I note that Erik Davis has recently flagged a bit on posting fresh essays online (other than the ones also appearing in print media), for the reasons with which he prefaced a recent record review. For the author of Techgnosis this is a particularly interesting admission: "friend of mine, a poet and novelist and a bit of a hermit, recently decided to ditch his home Internet service. He still surfs at work, where he follows news and opera stuff, and hunts down movies to add to his excellent DVD collection. But he was sick of the tension he felt at home between the physical machine that served as a multi-pronged typewriter for his creative efforts and the seemingly infinite virtual machine that lurked behind the screen. Every Google search or headline scan seemed a boastful and unspoken reminder of the enormous disparity between the halting, solitary, vulnerable work of writing and the overbearing and profligate obscenity of the global chatter brain.
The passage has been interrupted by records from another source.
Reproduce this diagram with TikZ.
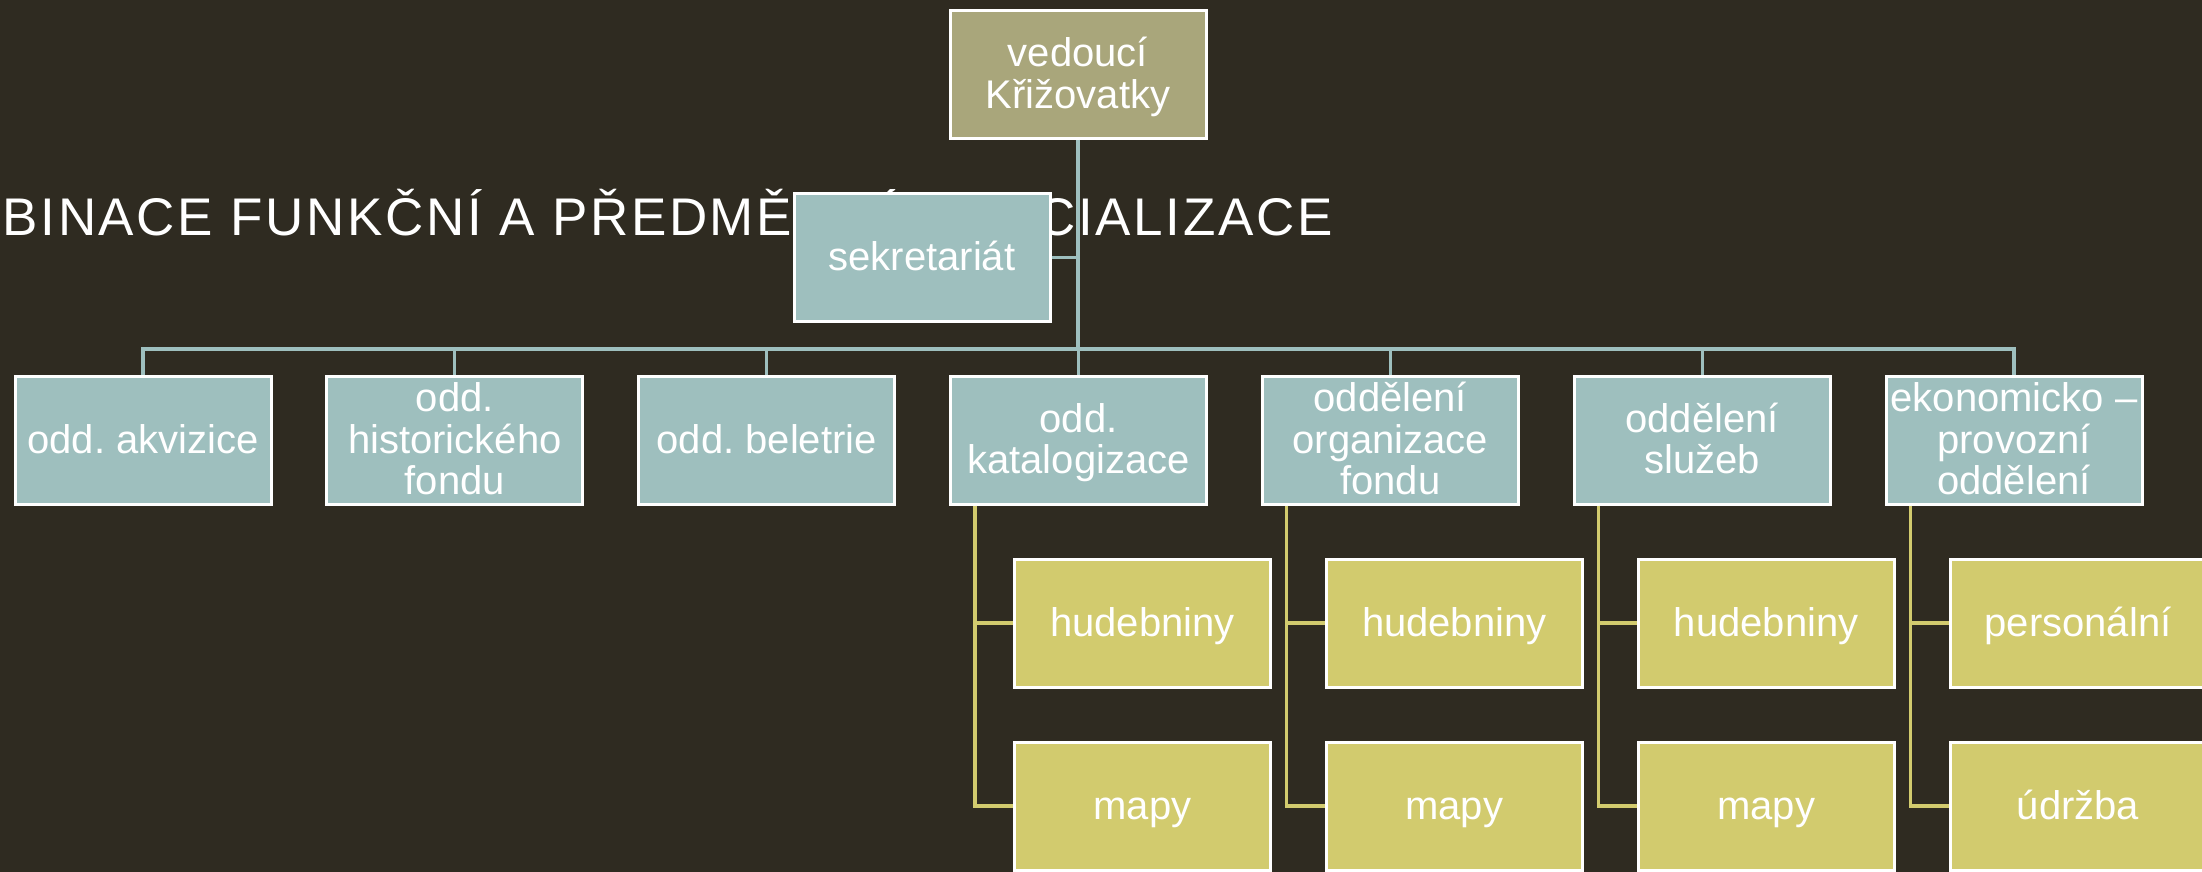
\documentclass[tikz,border=0pt]{standalone}
\usepackage{fontspec}
\setmainfont{Liberation Sans}
\newfontfamily\titlefont[LetterSpace=5]{Liberation Sans}
\usetikzlibrary{calc}
\frenchspacing
\definecolor{bgc}{HTML}{2F2B21}
\definecolor{tealc}{HTML}{9EBFBE}
\definecolor{topc}{HTML}{A9A67B}
\definecolor{yelc}{HTML}{D2CB6E}
\newcommand\topstrut{\rule{0pt}{17.5pt}}
\newcommand\botstrut{\rule[-4.5pt]{0pt}{4.5pt}}
\tikzset{
  box/.style={draw=white, line width=1.5pt, minimum width=128pt, minimum height=64pt,
    inner sep=0pt, text=white, align=center, font=\fontsize{20pt}{20.8pt}\selectfont\frenchspacing,
    execute at begin node=\topstrut, execute at end node=\botstrut},
  tbox/.style={box, fill=tealc},
  topbox/.style={box, fill=topc},
  ybox/.style={box, fill=yelc},
  tline/.style={draw=tealc, line width=1.6pt},
  yline/.style={draw=yelc, line width=1.6pt},
}
\begin{document}
\begin{tikzpicture}[x=0.5pt, y=-0.5pt]
\fill[bgc] (0,0) rectangle (2202,872);
\useasboundingbox (0,0) rectangle (2202,872);
\clip (0,0) rectangle (2202,872);
\node[anchor=base east, text=white, inner sep=0pt,
  font=\titlefont\fontsize{26.5pt}{30pt}\selectfont] (title) at (1333,235)
  {BINACE FUNKČNÍ A PŘEDMĚTNÉ SPECIALIZACE};
% top level
\node[topbox] (top) at (1078,74.5) {\topstrut vedoucí\\Křižovatky};
\node[tbox] (sek) at (922,257.5) {sekretariát};
% departments
\node[tbox] (p1) at (143,440) {odd. akvizice};
\node[tbox] (p2) at (454.8,440) {\topstrut odd.\\historického\\fondu};
\node[tbox] (p3) at (766.7,440) {odd. beletrie};
\node[tbox] (p4) at (1078.5,440) {\topstrut odd.\\katalogizace};
\node[tbox] (p5) at (1390.3,440) {\topstrut oddělení\\organizace\\fondu};
\node[tbox] (p6) at (1702.2,440) {\topstrut oddělení\\služeb};
\node[tbox] (p7) at (2014,440) {\topstrut ekonomicko --\\provozní\\oddělení};
% sub units
\node[ybox] (c4a) at (1142.5,623) {hudebniny};
\node[ybox] (c4b) at (1142.5,806) {mapy};
\node[ybox] (c5a) at (1454.3,623) {hudebniny};
\node[ybox] (c5b) at (1454.3,806) {mapy};
\node[ybox] (c6a) at (1766.2,623) {hudebniny};
\node[ybox] (c6b) at (1766.2,806) {mapy};
\node[ybox] (c7a) at (2078,623) {personální};
\node[ybox] (c7b) at (2078,806) {údržba};
% connectors
\coordinate (bus) at (1078,349);
\draw[tline] (top.south) -- (top.south |- bus);
\draw[tline] (sek.east) -- (sek.east -| top.south);
\draw[tline] (p1.north) -- (p1.north |- bus) -| (p7.north);
\foreach \p in {p2,p3,p4,p5,p6}{
  \draw[tline] (\p.north) -- (\p.north |- bus);
}
\foreach \p/\a/\b in {p4/c4a/c4b, p5/c5a/c5b, p6/c6a/c6b, p7/c7a/c7b}{
  \coordinate (j\p) at ($(\p.south west)+(26,0)$);
  \draw[yline] (j\p) |- (\b.west);
  \draw[yline] (j\p |- \a.west) -- (\a.west);
}
\end{tikzpicture}
\end{document}
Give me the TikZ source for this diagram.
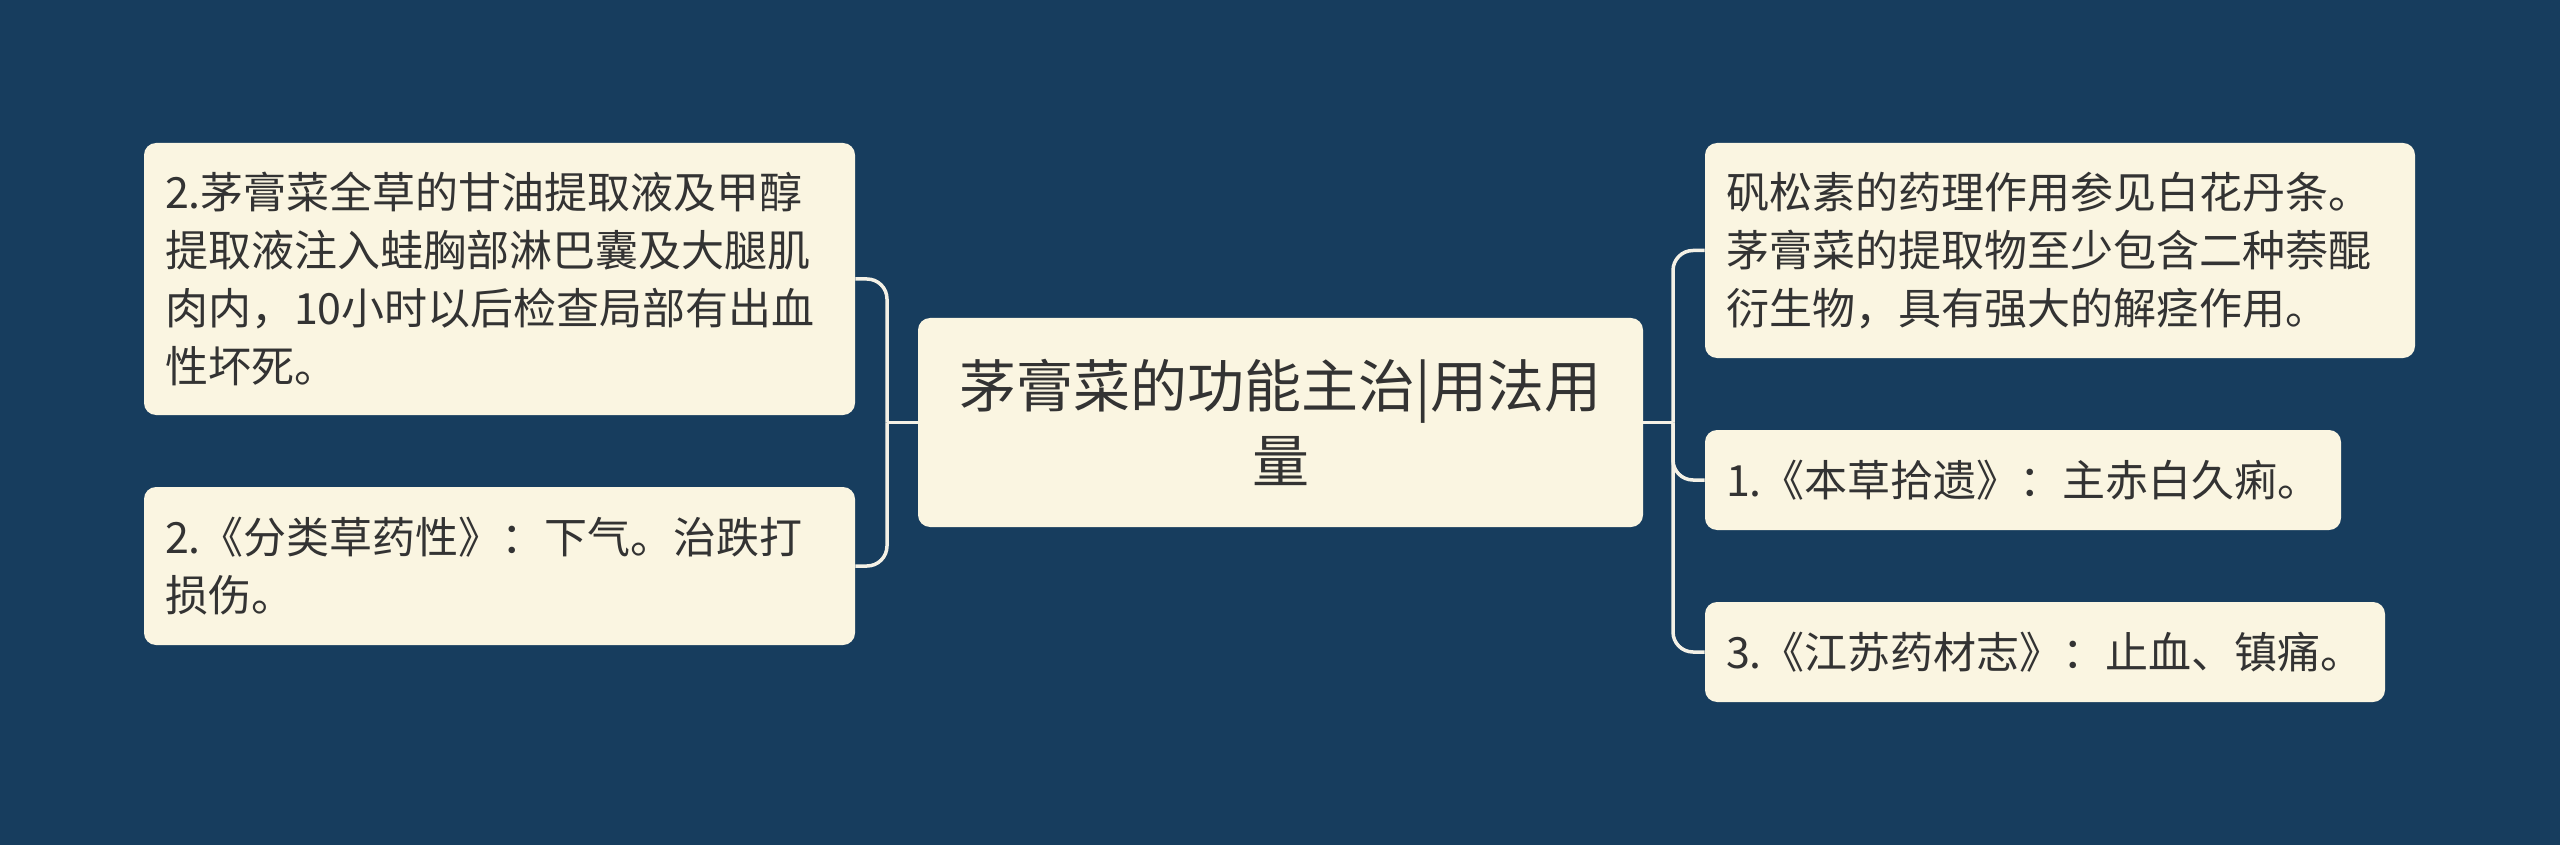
\documentclass[tikz,border=0pt]{standalone}
\usepackage{fontspec}
\setmainfont{Noto Sans CJK SC}
\definecolor{bgblue}{HTML}{173D5E}
\definecolor{boxfill}{HTML}{FAF5E1}
\definecolor{txtgray}{HTML}{333333}
\definecolor{linecol}{HTML}{F4F1E6}

\begin{document}
\begin{tikzpicture}[x=0.5pt,y=-0.5pt,
    topic/.style={fill=boxfill,rounded corners=6pt,text=txtgray,inner xsep=10.5pt,inner ysep=0pt,
      align=left,font=\fontsize{21.5}{29}\selectfont},
    maintopic/.style={topic,align=center,font=\fontsize{28.5}{37.5}\selectfont},
    link/.style={linecol,line width=1.75pt},
    elbow/.style={link,rounded corners=10pt}]
            \fill[bgblue] (0,0) rectangle (2560,845);
            \useasboundingbox (0,0) rectangle (2560,845);
            \node[maintopic,text width=341.5pt,minimum height=104.5pt] (main) at (1280.5,422.5) {茅膏菜的功能主治|用法用\\量};
            \node[topic,text width=334.5pt,minimum height=136pt] (toxic) at (499.5,279) {2.茅膏菜全草的甘油提取液及甲醇\\提取液注入蛙胸部淋巴囊及大腿肌\\肉内，10小时以后检查局部有出血\\性坏死。};
            \node[topic,text width=334.5pt,minimum height=79pt] (fenlei) at (499.5,566) {2.《分类草药性》：下气。治跌打\\损伤。};
            \node[topic,text width=334pt,minimum height=107.5pt] (pharma) at (2060,250.5) {矾松素的药理作用参见白花丹条。\\茅膏菜的提取物至少包含二种萘醌\\衍生物，具有强大的解痉作用。};
            \node[topic,text width=297pt,minimum height=50pt] (shiyi) at (2023,480) {1.《本草拾遗》：主赤白久痢。};
            \node[topic,text width=319pt,minimum height=50pt] (jiangsu) at (2045,652) {3.《江苏药材志》：止血、镇痛。};
            \coordinate (jleft) at (887,422.5);
            \coordinate (jright) at (1673,422.5);
            \draw[link] (main.west) -- (jleft);
            \draw[link] (main.east) -- (jright);
            \draw[elbow] (jleft) |- (toxic.east);
            \draw[elbow] (jleft) |- (fenlei.east);
            \draw[elbow] (jright) |- (pharma.west);
            \draw[elbow] (jright) |- (shiyi.west);
            \draw[elbow] (jright) |- (jiangsu.west);
        \end{tikzpicture}
\end{document}
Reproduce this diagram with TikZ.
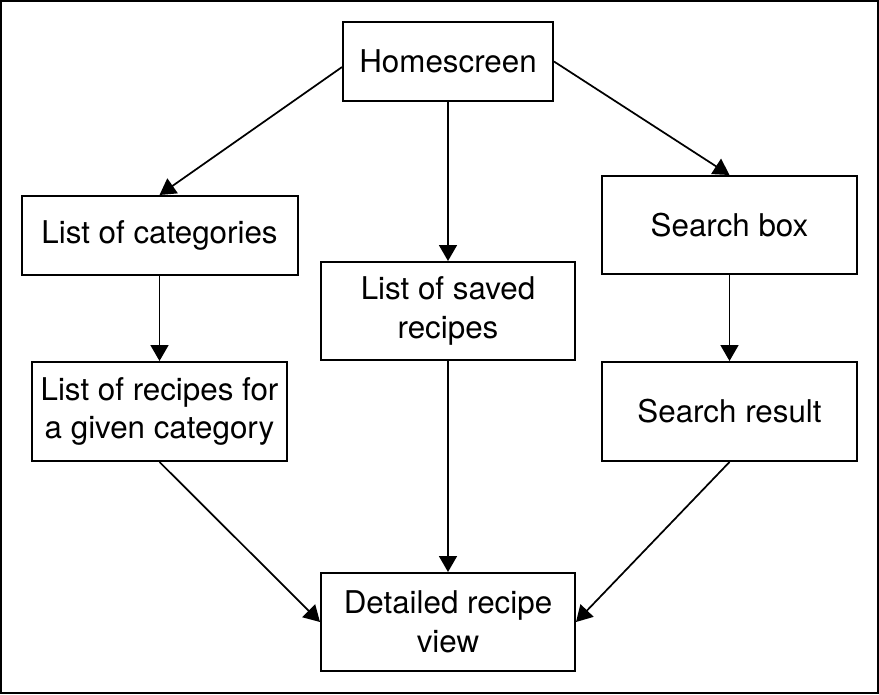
\documentclass[tikz,border=0pt]{standalone}
\usepackage{fontspec}
\setmainfont{TeX Gyre Heros}
\usetikzlibrary{arrows.meta}

\tikzset{every picture/.style={line width=0.75pt}}
\tikzset{
	screen/.style={draw, line width=1.5pt, align=center, inner sep=0pt, font=\fontsize{23.5}{29}\selectfont},
	flow/.style={line width=1.3pt, -{Triangle[length=12pt,width=13.5pt]}}
}

\begin{document}
\begin{tikzpicture}[x=0.75pt,y=0.75pt,yscale=-1,xscale=1]
	\useasboundingbox (0,0) rectangle (879,694);
	%Shape: Rectangle [frame]
	\draw [line width=1.5pt] (1,1) rectangle (877.5,692.5);

	%Shape: Rectangle [home]
	\node [screen, minimum width=157.5pt, minimum height=59.25pt] (home) at (448,61.5) {Homescreen};
	%Shape: Rectangle [categories]
	\node [screen, minimum width=207pt, minimum height=59.25pt] (cat) at (159.5,235.5) {List of categories};
	%Shape: Rectangle [saved]
	\node [screen, minimum width=190.5pt, minimum height=73.5pt] (saved) at (448,311) {List of saved\\recipes};
	%Shape: Rectangle [search]
	\node [screen, minimum width=191.25pt, minimum height=73.5pt] (search) at (729.5,225) {Search box};
	%Shape: Rectangle [recipes]
	\node [screen, minimum width=191.25pt, minimum height=74.25pt] (recipes) at (159.5,411.5) {List of recipes for\\a given category};
	%Shape: Rectangle [result]
	\node [screen, minimum width=191.25pt, minimum height=74.25pt] (result) at (729.5,411.5) {Search result};
	%Shape: Rectangle [detail]
	\node [screen, minimum width=190.5pt, minimum height=73.5pt] (detail) at (448,622) {Detailed recipe\\view};

	%Straight Lines
	\draw [flow] (home.183.5) -- (cat.north);
	\draw [flow] (home.south) -- (saved.north);
	\draw [flow] (home.east) -- (search.north);
	\draw [flow] (cat.south) -- (recipes.north);
	\draw [flow] (search.south) -- (result.north);
	\draw [flow] (recipes.south) -- (detail.west);
	\draw [flow] (saved.south) -- (detail.north);
	\draw [flow] (result.south) -- (detail.east);

\end{tikzpicture}
\end{document}
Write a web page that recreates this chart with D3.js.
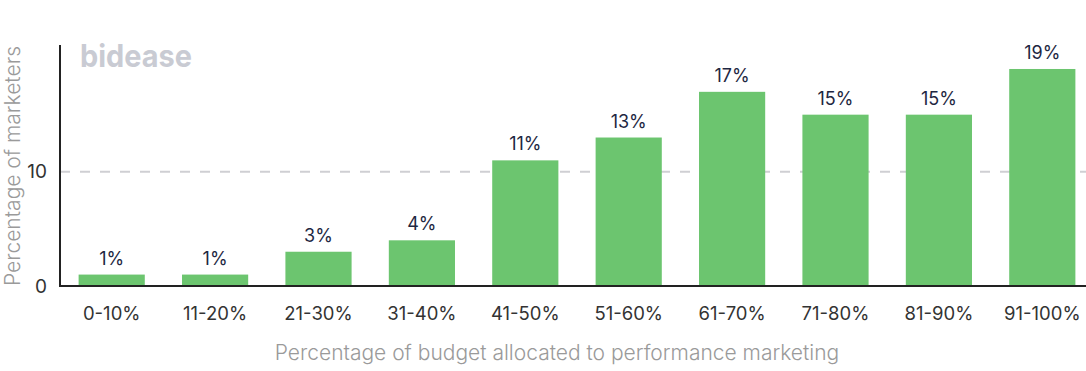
<!DOCTYPE html>
<html><head><meta charset="utf-8">
<script src="https://cdn.jsdelivr.net/npm/d3@7"></script>
<style>
html,body{margin:0;padding:0;background:#fff;}
svg{display:block;font-family:Inter, "Noto Sans", sans-serif;}
</style></head>
<body>
<svg id="chart" width="1086" height="371"></svg>
<script>
const categories = ["0-10%","11-20%","21-30%","31-40%","41-50%","51-60%","61-70%","71-80%","81-90%","91-100%"];
const values = [1,1,3,4,11,13,17,15,15,19];
const yTicks = [0,10];
const xTitle = "Percentage of budget allocated to performance marketing";
const yTitle = "Percentage of marketers";

const svg = d3.select("#chart");
const x = d3.scaleBand().domain(categories).range([60,1094]).paddingInner(0.36).paddingOuter(0.18);
const y = d3.scaleLinear().domain([0,21.1]).range([286,45]);

// gridline
svg.append("g").selectAll("line").data(yTicks.filter(d=>d>0)).join("line")
  .attr("x1",60).attr("x2",1086).attr("y1",d=>y(d)).attr("y2",d=>y(d))
  .attr("stroke","#cfcfd3").attr("stroke-width",2).attr("stroke-dasharray","10,10");

// logo
svg.append("text").attr("x",80).attr("y",67).text("bidease")
  .attr("font-size",31).attr("font-weight",700).attr("fill","#c9cbd3")
  .attr("textLength",112).attr("lengthAdjust","spacingAndGlyphs");

// bars
svg.append("g").selectAll("rect").data(values).join("rect")
  .attr("x",(d,i)=>x(categories[i])).attr("width",x.bandwidth())
  .attr("y",d=>y(d)).attr("height",d=>y(0)-y(d)).attr("fill","#6cc56f");

// value labels
svg.append("g").selectAll("text").data(values).join("text")
  .attr("x",(d,i)=>x(categories[i])+x.bandwidth()/2).attr("y",d=>y(d)-10)
  .attr("text-anchor","middle").attr("font-size",18).attr("fill","#1e2742").text(d=>d+"%");

// axes
const yAxis = svg.append("g").attr("transform","translate(60,0)")
  .call(d3.axisLeft(y).tickValues(yTicks).tickSize(0).tickPadding(13));
yAxis.select(".domain").remove();
yAxis.selectAll("text").attr("font-size",19).attr("fill","#333").attr("font-family","Inter, sans-serif");
svg.append("line").attr("x1",60).attr("x2",60).attr("y1",45).attr("y2",287).attr("stroke","#222").attr("stroke-width",2);

const xAxis = svg.append("g").attr("transform","translate(0,286)")
  .call(d3.axisBottom(x).tickSize(0).tickPadding(21));
xAxis.select(".domain").remove();
xAxis.selectAll("text").attr("font-size",18.5).attr("fill","#333").attr("font-family","Inter, sans-serif");
svg.append("line").attr("x1",59).attr("x2",1086).attr("y1",286).attr("y2",286).attr("stroke","#222").attr("stroke-width",2);

// titles
svg.append("text").attr("x",557).attr("y",360).attr("text-anchor","middle")
  .attr("font-size",21).attr("font-weight",300).attr("fill","#9a9a9a").text(xTitle);
svg.append("text").attr("transform","translate(20,166) rotate(-90)").attr("text-anchor","middle")
  .attr("font-size",21).attr("font-weight",300).attr("fill","#9a9a9a").text(yTitle);
</script>
</body></html>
"I have been thinking a lot about my pal, and about how shocking his decision first seemed, and how sad I am that a decision like that would seem shocking, to anyone really but especially to me. Actually, I have been feeling singularly uninspired about writing online of late (April was a new low in posts). I am tired of slogging it out in the memetic meat market, of the hamster wheels and the meta-tweets and the log-rolling circle jerks and the endless and nauseating self-shilling. Is this what being a writer means now? I don’t want to become an outright crank like my pal, who doesn’t own a cell phone and thinks digital cameras have ruined the work of personal memory that physical film sustained. But that’s the slippery slope I have been scooting down of late."